Free hints and tips about tax and accountancy from Lymm Tax

Increase in tax for owners of companies

Do you have your own company through which you run your business?

Are you aware that from 5 April 2016 your tax bill is likely to increase?

If you usually take dividends of more than £5,000 per year out of your company and are a basic rate taxpayer you will find yourself paying tax on those dividends whereas currently basic rate taxpayers do not pay tax in their dividends on the grounds that the company has already paid 20% tax on the profits out of which the dividends are paid.

From 6 April 2016 basic rate taxpayers will pay tax at 7.5% on their dividends to the extent that those dividends exceed £5,000. So most company owners are going to be paying more tax as a result of this measure.

Higher rate taxpayers already pay personal tax on their dividend income, in addition to the tax paid by their company. Because of changes in the way the taxable amount of dividends is calculated, some higher rate taxpayers will find themselves better off after April. Others will find themselves paying more tax because the effective rate of tax on dividends for them is increasing too from 25% to 32.5%.
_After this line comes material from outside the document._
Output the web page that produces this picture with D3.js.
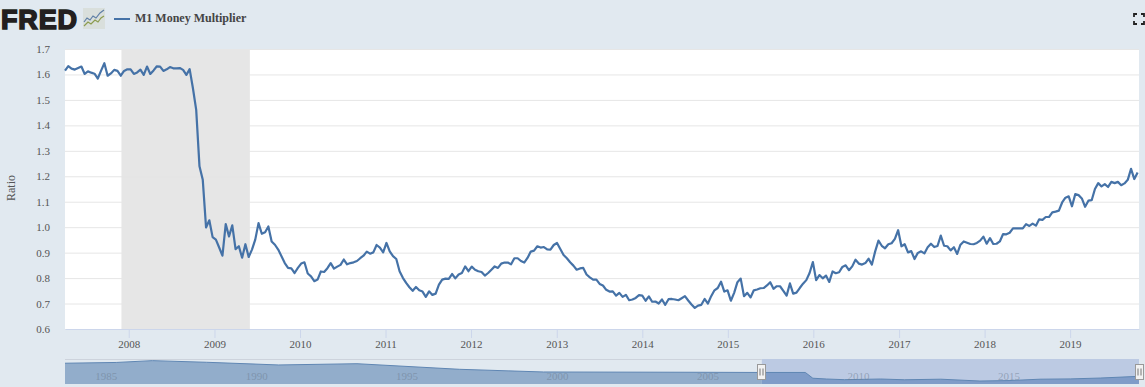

Higher rate taxpayers for whom dividends are not a major part of their income eg those with employment/pension/property/sole trading income and a modest portfolio of quoted securities will probably find themselves better off under the new rules because of the £5,000 exemption.

There will be winners and losers under the news rules depending on personal circumstances. People are advised to check their own situation with their accountant, in particular to see if any action can be taken to reduce the adverse effects of these changes.